Previously you and your partner purchased a property with finance. In the bushfires all stock were killed, all fences, sheds and the shearing facility were destroyed. Nothing was insured.
You are currently raising capital from other investments in order to pay down the debt, which will reduce the cash flow burden current debt levels have on the business.
You are re-stocking with the intention to build the flock. Information obtained by the ATO from your industry shows a return after 20 months (lead time) is expected from this type of farming.
Your intention was to conduct this farming full time but the fire has delayed this by several years.
You expected that your farming activity would show a profit recently. The bushfires put the profitability of the activity back several years.
Detailed reasoning
You have not satisfied the income requirement as your relevant income has exceeded $250,000. Therefore the loss from your activity will not be taken into account in the relevant years unless the Commissioner will exercise his discretion in section 35-55 of the ITAA 1997.
To apply the discretion in paragraph 35-55(1)(a) of the ITAA 1997, the Commissioner should be satisfied that the business activity is affected in the relevant year by the special circumstances.
It is considered that the bush fire was outside your control and therefore it is accepted as a special circumstance as this term is used in paragraph 35-55(1)(a) of the ITAA 1997.
Your farming activity, commenced some time ago was destroyed by the bushfires and as a result you had to re-stock your flock and replace your infrastructure to recommence your business. As a consequence your assessable income for the relevant income year was vastly reduced in comparison to the the previous income year.
Due to the bushfire your normal running expenses in the income year increased by $116,888 in comparison to previously.
It is reasonable to expect that had the bushfire not killed your flock in the relevant income year your sales in the later income year would have been at least equal to or greater than the sales of the relevant income year.
The difference between what may have been the sales figure for recent and the increase in normal running costs may not have existed had the bushfire not destroyed your flock and therefore, had the bushfire not occurred, it is reasonable to conclude that you may have produced a profit in the recent income year. The Commissioner is satisfied that your farming activity would have made a profit in the relevant year had it not been affected by the bushfire.

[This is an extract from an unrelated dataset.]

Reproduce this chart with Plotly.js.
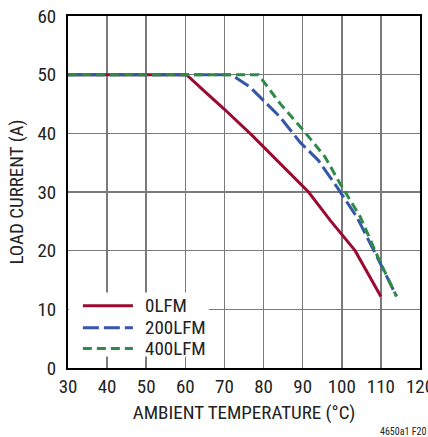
<!DOCTYPE html>
<html>
<head>
<meta charset="utf-8">
<script src="https://cdn.plot.ly/plotly-3.0.1.min.js"></script>
<style>
html,body{margin:0;padding:0;background:#fff;}
#chart{width:428px;height:437px;}
</style>
</head>
<body>
<div id="chart"></div>
<script>
// Data
const seriesNames = ["0LFM", "200LFM", "400LFM"];
const temp0 = [30, 60.3, 65, 70, 77, 84, 91.5, 97, 103.4, 110];
const load0 = [50, 50, 47.1, 44.1, 39.7, 35, 30, 25.2, 20, 12.2];
const temp200 = [30, 71.8, 76.5, 84.2, 89.3, 94, 98.7, 103.8, 109.8, 114];
const load200 = [50, 50, 47.9, 42.8, 38.5, 35.4, 30.9, 25.8, 17.9, 12.2];
const temp400 = [30, 78.7, 84.2, 90.2, 95.7, 99.5, 104.7, 109.5, 114];
const load400 = [50, 50, 45.1, 40.5, 36, 31.5, 25.8, 18.5, 12.2];
const xTicks = [30, 40, 50, 60, 70, 80, 90, 100, 110, 120];
const yTicks = [0, 10, 20, 30, 40, 50, 60];

const FONT = '"Liberation Sans Narrow", "Roboto Condensed", "Arial Narrow", Arial, sans-serif';
const TXT = '#222';
const colors = ['#9b0a30', '#3656a8', '#2f8a48'];
const dashes = ['solid', '16px,5px', '9px,5px'];

const traces = [
  {x: temp0, y: load0, name: seriesNames[0], mode: 'lines',
   line: {color: colors[0], width: 3, dash: dashes[0]}},
  {x: temp200, y: load200, name: seriesNames[1], mode: 'lines',
   line: {color: colors[1], width: 3, dash: dashes[1]}},
  {x: temp400, y: load400, name: seriesNames[2], mode: 'lines',
   line: {color: colors[2], width: 3, dash: dashes[2]}}
];

// Legend drawn as shapes + annotations (in axis coordinates of the plot)
const legRowsY = [10.62, 6.88, 3.31];
const shapes = [{
  type: 'rect', xref: 'x', yref: 'y', x0: 30.2, x1: 66.0, y0: 1.95, y1: 12.85,
  fillcolor: '#fff', line: {width: 0}, layer: 'above'
}];
const annotations = [];
seriesNames.forEach((n, i) => {
  shapes.push({type: 'line', xref: 'x', yref: 'y', x0: 33.8, x1: 46.6,
    y0: legRowsY[i], y1: legRowsY[i], layer: 'above',
    line: {color: colors[i], width: 3, dash: dashes[i]}});
  annotations.push({text: n, xref: 'x', yref: 'y', x: 49.3, y: legRowsY[i],
    xanchor: 'left', yanchor: 'middle', showarrow: false,
    font: {family: FONT, size: 19, color: TXT}});
});
annotations.push({
  text: '4650a1 F20', xref: 'paper', yref: 'paper', x: 1.025, y: -0.18,
  xanchor: 'right', yanchor: 'middle', showarrow: false,
  font: {family: FONT, size: 10, color: TXT}
});

const layout = {
  width: 428, height: 437,
  margin: {l: 68, r: 8, t: 15.5, b: 68.5},
  paper_bgcolor: '#fff', plot_bgcolor: '#fff',
  font: {family: FONT, size: 19, color: TXT},
  showlegend: false,
  xaxis: {
    range: [30, 120], tickvals: xTicks, ticktext: xTicks.map(String),
    showgrid: true, gridcolor: '#7a7a7a', gridwidth: 1.5,
    zeroline: false, showline: true, linecolor: '#000', linewidth: 2, mirror: true,
    ticks: '', ticklen: 0, ticklabeloverflow: 'allow',
    title: {text: 'AMBIENT TEMPERATURE (°C)', font: {family: FONT, size: 19, color: TXT}, standoff: 9},
    tickfont: {family: FONT, size: 19, color: TXT}
  },
  yaxis: {
    range: [0, 60], tickvals: yTicks, ticktext: yTicks.map(String),
    showgrid: true, gridcolor: '#7a7a7a', gridwidth: 1.5,
    zeroline: false, showline: true, linecolor: '#000', linewidth: 2, mirror: true,
    ticks: '', ticklen: 0, ticklabelstandoff: 6, ticklabeloverflow: 'allow',
    title: {text: 'LOAD CURRENT (A)', font: {family: FONT, size: 19, color: TXT}, standoff: 9},
    tickfont: {family: FONT, size: 19, color: TXT}
  },
  shapes: shapes,
  annotations: annotations
};

Plotly.newPlot('chart', traces, layout, {displayModeBar: false, staticPlot: true});
</script>
</body>
</html>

Paragraph 51 of Taxation Ruling TR 2007/6 discusses where the lead time of a business activity may be extended due to the occurrence of special circumstances and therefore allow the Commissioner to exercise the discretion under paragraph 35-55(1)(a). Example 11 at paragraph 154 of TR 2007/6 discusses lead time of a red fruit business being extended due to special circumstances of a bush fire occurring during the original lead time period. The discretion of paragraph 35-55(1)(a) was applied in this example.
In your case your industry expects a return of 20 months therefore the ATO considers that the lead time for the relevant farming is two years. As the bushfire occurred within the lead time of your farming activity the Commissioner will extend the discretion of paragraph 35-55(1)(a) of the ITAA to include the relevant income year.